Seneca, Moral Epistle 26.1-3

“I was just telling you that I am in sight of old age. Well, I fear that I am already past it. Now some other word applies to these years, or at least to this body,–since old age is the title of a time of weariness, not being broken. Count me among the derelicts and those just reaching the end.

Still, I am thankful to myself with you as my witness: I don’t see any weakness to my mind, although I feel it in my body. Only my faults and those servants of my faults have grown old. My spirit is strong and takes joy in the fact that it is not all wrapped up in this body. It has laid the great part of its burden down to rest. Yet it celebrates and communes with me about old age. It says that this is its season to bloom. And I want to believe it–let me make good use of it.”

Modo dicebam tibi, in conspectu esse me senectutis; iam vereor, ne senectutem post me reliquerim. Aliud iam his annis, certe huic corpori, vocabulum convenit, quoniam quidem senectus lassae aetatis, non fractae, nomen est; inter decrepitos me numera et extrema tangentis.

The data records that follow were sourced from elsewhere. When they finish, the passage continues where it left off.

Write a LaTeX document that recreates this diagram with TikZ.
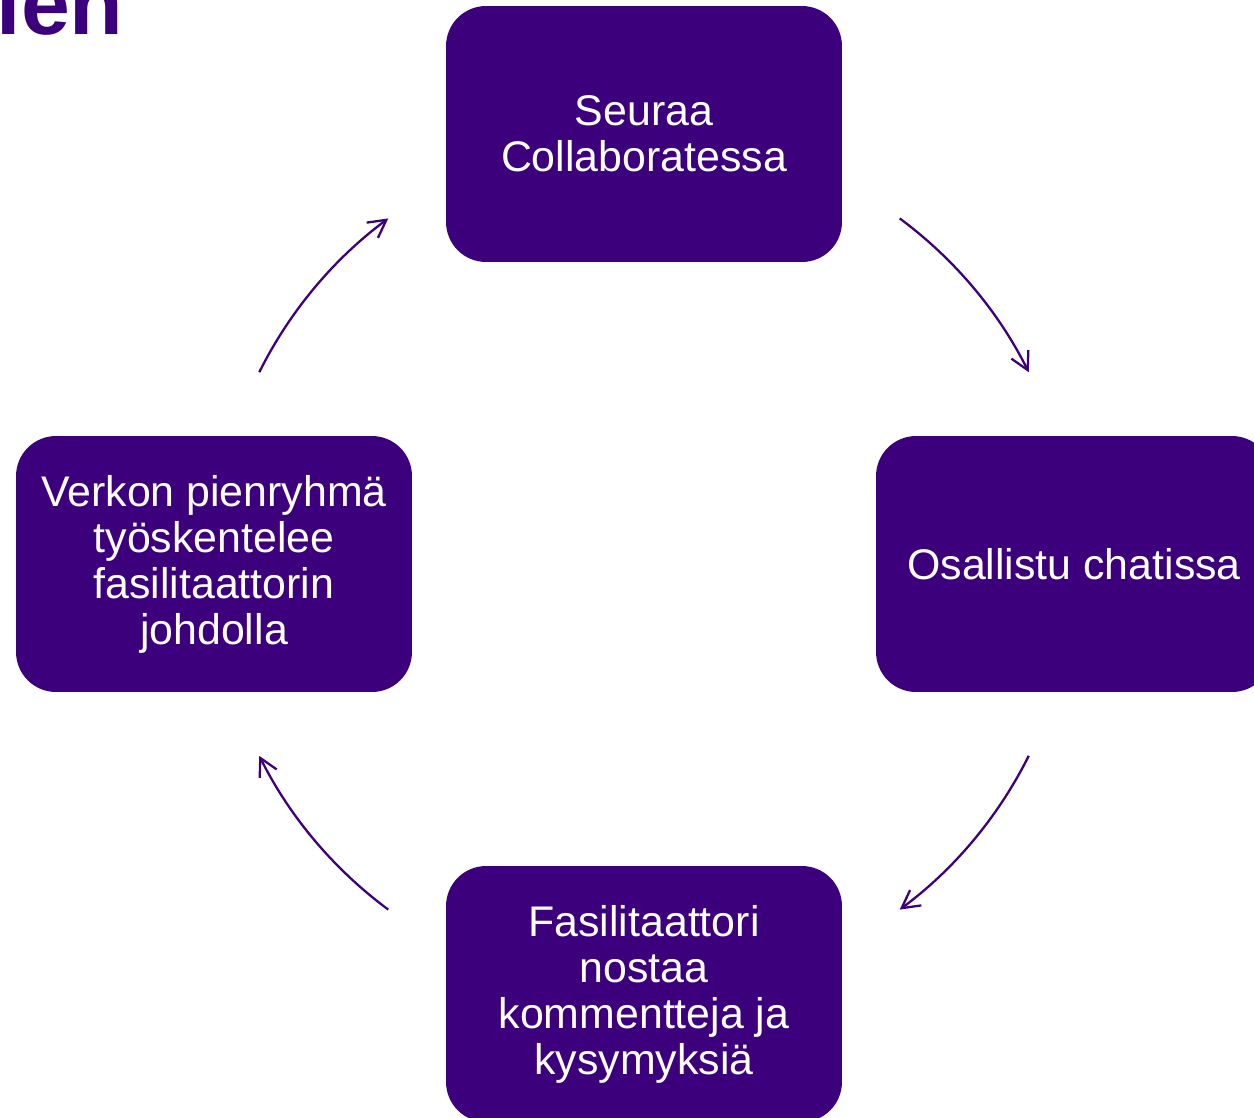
\documentclass[tikz,border=0pt]{standalone}
\usepackage{fontspec}
\setmainfont{Liberation Sans}
\usetikzlibrary{arrows.meta}
\definecolor{violetti}{RGB}{61,0,125}

\begin{document}
\begin{tikzpicture}[x=0.02cm, y=-0.02cm,
        vaihe/.style={fill=violetti, text=white, rounded corners=0.8cm, minimum width=7.92cm, minimum height=5.12cm, align=center, font=\fontsize{24.4}{26.2}\selectfont},
        kierto/.style={color=violetti, line width=1.3pt, -{Straight Barb[length=3.5mm, width=3.8mm]}}]
            \useasboundingbox (0,0) rectangle (1254,1117);
            \clip (0,0) rectangle (1254,1117);
            \node[anchor=base east, inner sep=0pt, text=violetti, font=\fontsize{50}{50}\selectfont\bfseries] (otsikko) at (124,34) {ien};
            \node[vaihe] (seuraa) at (644,134) {Seuraa\\Collaboratessa};
            \node[vaihe] (osallistu) at (1074,564) {Osallistu chatissa};
            \node[vaihe] (nostaa) at (644,994) {Fasilitaattori\\nostaa\\kommentteja ja\\kysymyksiä};
            \node[vaihe] (ryhma) at (214,564) {Verkon pienryhmä\\työskentelee\\fasilitaattorin\\johdolla};
            \coordinate (keski) at (644,564);
            \foreach \a/\n in {53.5/1, -26.5/2, -126.5/3, 153.5/4}
                \draw[kierto] ([shift={(\a:8.6cm)}]keski) coordinate (alku\n) arc[start angle=\a, delta angle=-27, radius=8.6cm];
        \end{tikzpicture}
\end{document}
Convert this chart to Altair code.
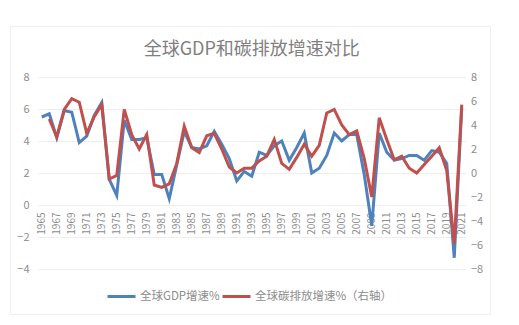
import altair as alt
import pandas as pd

years = list(range(1965, 2022))
gdp = [5.5, 5.7, 4.2, 5.9, 5.8, 3.9, 4.3, 5.6, 6.4, 1.6,
       0.6, 5.3, 4.1, 4.1, 4.2, 1.9, 1.9, 0.4, 2.5, 4.6,
       3.6, 3.5, 3.7, 4.6, 3.8, 2.9, 1.5, 2.1, 1.8, 3.3,
       3.1, 3.7, 4.0, 2.8, 3.6, 4.5, 2.0, 2.3, 3.1, 4.5,
       4.0, 4.4, 4.4, 1.9, -1.3, 4.5, 3.3, 2.8, 2.9, 3.1,
       3.1, 2.8, 3.4, 3.3, 2.6, -3.3, 6.1]
co2 = [None, 4.5, 3.0, 5.3, 6.2, 5.9, 3.3, 4.7, 5.7, -0.5,
       -0.2, 5.3, 3.2, 2.0, 3.2, -1.0, -1.2, -0.9, 0.8, 3.9,
       2.1, 1.7, 3.1, 3.3, 2.0, 0.5, 0.0, 0.4, 0.4, 1.0,
       1.4, 2.8, 0.8, 0.3, 1.3, 2.4, 1.4, 2.3, 5.0, 5.3,
       4.0, 3.2, 3.5, 1.2, -2.0, 4.6, 2.8, 1.1, 1.4, 0.4,
       0.0, 0.7, 1.4, 2.1, 0.2, -5.9, 5.7]
series_names = ["全球GDP增速%", "全球碳排放增速%（右轴）"]
series_colors = ["#4F81BD", "#C0504D"]
year_labels = [str(y) for y in range(1965, 2022, 2)]
left_ticks = [-4, -2, 0, 2, 4, 6, 8]
right_ticks = [-8, -6, -4, -2, 0, 2, 4, 6, 8]
title_text = "全球GDP和碳排放增速对比"

df_gdp = pd.DataFrame({"year": [str(y) for y in years], "value": gdp,
                       "series": series_names[0]})
df_co2 = pd.DataFrame({"year": [str(y) for y in years], "value": co2,
                       "series": series_names[1]}).dropna()

FONT = "Noto Sans CJK SC"
LABEL_COLOR = "#8c8c8c"

x_enc = alt.X(
    "year:O",
    sort=[str(y) for y in years],
    scale=alt.Scale(padding=0.5),
    axis=alt.Axis(values=year_labels, labelAngle=-90, offset=-64,
                  domain=False, ticks=False, grid=False, title=None,
                  labelPadding=7, labelFontSize=10, labelFont=FONT,
                  labelColor=LABEL_COLOR),
)

color_enc = alt.Color(
    "series:N",
    scale=alt.Scale(domain=series_names, range=series_colors),
    legend=alt.Legend(orient="none", direction="horizontal", columns=2,
                      legendX=68, legendY=204, title=None,
                      symbolType="stroke", symbolSize=784,
                      symbolStrokeWidth=3, labelFontSize=11.5,
                      labelFont=FONT, labelColor=LABEL_COLOR,
                      columnPadding=-4, labelOffset=3, padding=0,
                      gridAlign="none", labelLimit=300),
)

gdp_line = alt.Chart(df_gdp).mark_line(strokeWidth=3).encode(
    x=x_enc,
    y=alt.Y("value:Q",
            scale=alt.Scale(domain=[-4, 8], nice=False, zero=False),
            axis=alt.Axis(values=left_ticks, grid=True, gridColor="#eeeeee",
                          domain=False, ticks=False, title=None,
                          labelPadding=9, labelFontSize=11, labelFont=FONT,
                          labelColor=LABEL_COLOR)),
    color=color_enc,
)

co2_line = alt.Chart(df_co2).mark_line(strokeWidth=3).encode(
    x=x_enc,
    y=alt.Y("value:Q",
            scale=alt.Scale(domain=[-8, 8], nice=False, zero=False),
            axis=alt.Axis(orient="right", values=right_ticks, grid=False,
                          domain=False, ticks=False, title=None,
                          labelPadding=5, labelFontSize=11, labelFont=FONT,
                          labelColor=LABEL_COLOR)),
    color=color_enc,
)

frame = alt.Chart(pd.DataFrame({"k": [0]})).mark_rect(
    filled=False, stroke="#eeeeee", strokeWidth=1, clip=False
).encode(
    x=alt.value(-27.5), x2=alt.value(452.5),
    y=alt.value(-50.5), y2=alt.value(237.5),
)

chart = alt.layer(frame, gdp_line, co2_line).resolve_scale(
    y="independent"
).properties(
    width=427.5,
    height=192,
    title=alt.Title(title_text, fontSize=18, font=FONT, color="#7f7f7f",
                    fontWeight="normal", anchor="middle", frame="group",
                    offset=-33),
    autosize=alt.AutoSizeParams(type="none"),
    padding={"left": 38, "top": 77, "right": 53.5, "bottom": 56},
    background="white",
).configure_view(stroke=None)

chart.save("out.html", embed_options={"renderer": "svg", "actions": False})
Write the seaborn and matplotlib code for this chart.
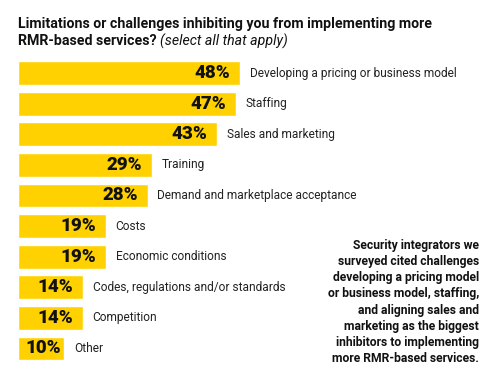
import matplotlib
matplotlib.use("Agg")
import matplotlib.pyplot as plt
import seaborn as sns

categories = [
    "Developing a pricing or business model",
    "Staffing",
    "Sales and marketing",
    "Training",
    "Demand and marketplace acceptance",
    "Costs",
    "Economic conditions",
    "Codes, regulations and/or standards",
    "Competition",
    "Other",
]
values = [48, 47, 43, 29, 28, 19, 19, 14, 14, 10]

title_line1 = "Limitations or challenges inhibiting you from implementing more"
title_bold2 = "RMR-based services?"
title_italic2 = "(select all that apply)"
note = ("Security integrators we\nsurveyed cited challenges\ndeveloping a pricing model\n"
        "or business model, staffing,\nand aligning sales and\nmarketing as the biggest\n"
        "inhibitors to implementing\nmore RMR-based services.")

sns.set_style("white")
plt.rcParams['font.family'] = ['Roboto', 'DejaVu Sans']

W, H = 500, 372
fig = plt.figure(figsize=(W / 100, H / 100), dpi=100)
# axes: left edge of bars at x=18px, rows from y=57.7 to y=363.8 px
ax = fig.add_axes([18 / W, 1 - 363.8 / H, 482 / W, 306.1 / H])

sns.barplot(x=values, y=categories, orient='h', color='#FFD100',
            width=0.78, saturation=1, ax=ax)
ax.set_xlim(0, 482 / 4.63)
ax.set_ylim(9.5, -0.5)
ax.axis('off')

for i, (cat, v) in enumerate(zip(categories, values)):
    # short bars get a tighter inset so the label stays inside
    inset = -7 if v > 12 else -2.5
    ax.annotate(f"{v}%", (v, i), xytext=(inset, 0), textcoords='offset points',
                ha='right', va='center', fontsize=13.5, fontweight='black',
                color='#111111')
    ax.annotate(cat, (v, i), xytext=(7, 0), textcoords='offset points',
                ha='left', va='center', fontsize=8.6, color='#222222')

# title
t1 = fig.text(18 / W, 1 - 24 / H, title_line1, ha='left', va='center',
              fontsize=10.2, fontweight='bold', color='#111111')
t2 = fig.text(18 / W, 1 - 41 / H, title_bold2 + " ", ha='left', va='center',
              fontsize=10.2, fontweight='bold', color='#111111')
fig.canvas.draw()
bb = t2.get_window_extent(renderer=fig.canvas.get_renderer())
fig.text(bb.x1 / W, 1 - 41 / H, title_italic2, ha='left', va='center',
         fontsize=10.2, style='italic', color='#111111')

fig.text(479 / W, 1 - 302 / H, note, ha='right', va='center', fontsize=8.7,
         fontweight='bold', color='#111111', linespacing=1.32)

fig.savefig("out.png", dpi=100)
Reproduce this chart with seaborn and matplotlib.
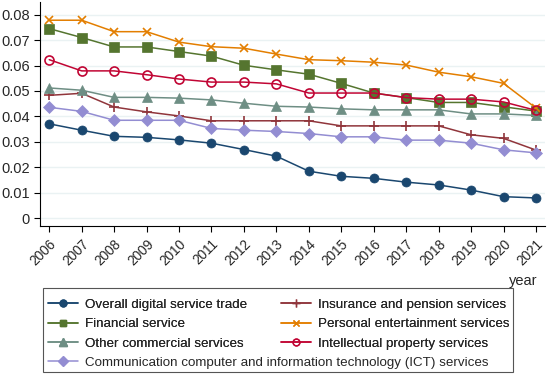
"""Digital service trade indices by sector, 2006-2021"""

import matplotlib.pyplot as plt
import numpy as np
import pandas as pd
import seaborn as sns
from matplotlib.lines import Line2D
from matplotlib.patches import Rectangle

years = list(range(2006, 2022))

overall = [0.0371, 0.0346, 0.0322, 0.0318, 0.0308, 0.0295, 0.0270, 0.0244,
           0.0185, 0.0165, 0.0157, 0.0142, 0.0131, 0.0111, 0.0085, 0.0080]
insurance = [0.0483, 0.0491, 0.0437, 0.0418, 0.0402, 0.0383, 0.0383, 0.0383,
             0.0383, 0.0363, 0.0363, 0.0363, 0.0363, 0.0328, 0.0314, 0.0268]
financial = [0.0745, 0.0710, 0.0673, 0.0673, 0.0655, 0.0637, 0.0601, 0.0583,
             0.0566, 0.0530, 0.0492, 0.0474, 0.0455, 0.0455, 0.0438, 0.0421]
personal = [0.0778, 0.0778, 0.0733, 0.0733, 0.0692, 0.0674, 0.0668, 0.0645,
            0.0623, 0.0619, 0.0613, 0.0602, 0.0574, 0.0556, 0.0530, 0.0433]
other = [0.0512, 0.0503, 0.0475, 0.0475, 0.0472, 0.0465, 0.0452, 0.0440,
         0.0437, 0.0430, 0.0426, 0.0426, 0.0426, 0.0410, 0.0410, 0.0404]
intellectual = [0.0623, 0.0579, 0.0579, 0.0564, 0.0547, 0.0535, 0.0535, 0.0528,
                0.0492, 0.0492, 0.0492, 0.0474, 0.0468, 0.0468, 0.0457, 0.0424]
ict = [0.0436, 0.0420, 0.0385, 0.0385, 0.0385, 0.0353, 0.0346, 0.0341,
       0.0333, 0.0320, 0.0320, 0.0307, 0.0307, 0.0295, 0.0269, 0.0257]

names = [
    "Overall digital service trade",
    "Insurance and pension services",
    "Financial service",
    "Personal entertainment services",
    "Other commercial services",
    "Intellectual property services",
    "Communication computer and information technology (ICT) services",
]
values = [overall, insurance, financial, personal, other, intellectual, ict]

y_ticks = [0, 0.01, 0.02, 0.03, 0.04, 0.05, 0.06, 0.07, 0.08]
y_tick_labels = ["0", "0.01", "0.02", "0.03", "0.04", "0.05", "0.06", "0.07", "0.08"]

# stata s2color style
styles = {
    names[0]: dict(color="#1a476f", marker="o", ms=6.5, mfc="#1a476f"),
    names[1]: dict(color="#90353b", marker="+", ms=7, mfc="#90353b"),
    names[2]: dict(color="#55752f", marker="s", ms=6.5, mfc="#55752f"),
    names[3]: dict(color="#e37e00", marker="x", ms=6, mfc="#e37e00"),
    names[4]: dict(color="#6e8e84", marker="^", ms=7, mfc="#6e8e84"),
    names[5]: dict(color="#c10534", marker="o", ms=6.5, mfc="none"),
    names[6]: dict(color="#938dd2", marker="D", ms=6.5, mfc="#938dd2"),
}

df = pd.DataFrame(
    [(y, n, v) for n, vals in zip(names, values) for y, v in zip(years, vals)],
    columns=["year", "series", "value"],
)

sns.set_style("white")
plt.rcParams["font.family"] = ["Liberation Sans", "DejaVu Sans"]

fig = plt.figure(figsize=(5.5, 3.77), dpi=100)
ax = fig.add_axes([0.073, 0.40, 0.918, 0.595])

for n in names:
    st = styles[n]
    sns.lineplot(
        data=df[df["series"] == n], x="year", y="value", ax=ax,
        color=st["color"], marker=st["marker"], markersize=st["ms"],
        markerfacecolor=st["mfc"], markeredgecolor=st["color"],
        markeredgewidth=1.2 if st["mfc"] == "none" or st["marker"] in "+x" else 0.5,
        linewidth=1.1, legend=False,
    )

ax.set_xlim(2005.72, 2021.28)
ax.set_ylim(-0.0031, 0.085)
ax.set_yticks(y_ticks)
ax.set_yticklabels(y_tick_labels, fontsize=10.5)
ax.set_xticks(years)
ax.set_xticklabels([str(y) for y in years], rotation=45, ha="right",
                   rotation_mode="anchor", fontsize=9.8)
ax.tick_params(axis="both", direction="out", length=4, width=0.8,
               color="black", bottom=True, left=True)
ax.grid(axis="y", color="#eaf2f3", linewidth=1)
ax.set_axisbelow(True)
for side in ["top", "right"]:
    ax.spines[side].set_visible(False)
for side in ["left", "bottom"]:
    ax.spines[side].set_color("black")
    ax.spines[side].set_linewidth(0.8)
ax.set_xlabel("")
ax.set_ylabel("")

fig.text(537 / 550, 1 - 281 / 377, "year", ha="right", va="center", fontsize=10.5)


def handle(n):
    st = styles[n]
    return Line2D([], [], color=st["color"], marker=st["marker"], markersize=st["ms"] * 0.75,
                  markerfacecolor=st["mfc"], markeredgecolor=st["color"], linewidth=1.1)


# legend frame
fig.patches.append(Rectangle((43 / 550, 1 - 372 / 377), 470 / 550, 84 / 377,
                             transform=fig.transFigure, facecolor="white",
                             edgecolor="#555555", linewidth=0.8))

order = [names[0], names[2], names[4], names[1], names[3], names[5]]
leg = fig.legend([handle(n) for n in order], order, ncol=2, frameon=False,
                 loc="upper left", bbox_to_anchor=(43 / 550, 1 - 293 / 377),
                 fontsize=9.6, handlelength=2.25, handletextpad=0.5,
                 columnspacing=2.55, labelspacing=0.55, borderaxespad=0)
leg2 = fig.legend([handle(names[6])], [names[6]], frameon=False,
                  loc="upper left", bbox_to_anchor=(43 / 550, 1 - 351 / 377),
                  fontsize=9.6, handlelength=2.25, handletextpad=0.5, borderaxespad=0)
fig.add_artist(leg)

fig.savefig("out.png", dpi=100)
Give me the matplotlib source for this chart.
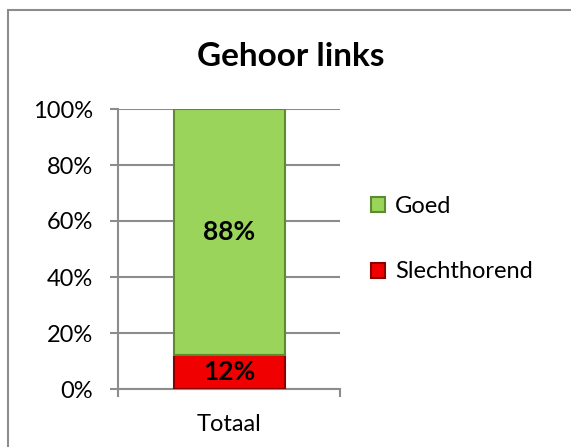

Gratias tamen mihi apud te ago; non sentio in animo aetatis iniuriam, cum sentiam in corpore. Tantum vitia et vitiorum ministeria senuerunt; viget animus et gaudet non multum sibi esse cum corpore. Magnam partem oneris sui posuit. Exultat et mihi facit controversiam de senectute. Hunc ait esse florem suum. Credamus illi; bono suo utatur.

meme from dazed and confused with matthew mcconaughey saying "that's what I love about minds, the body gets older but it starts to shine."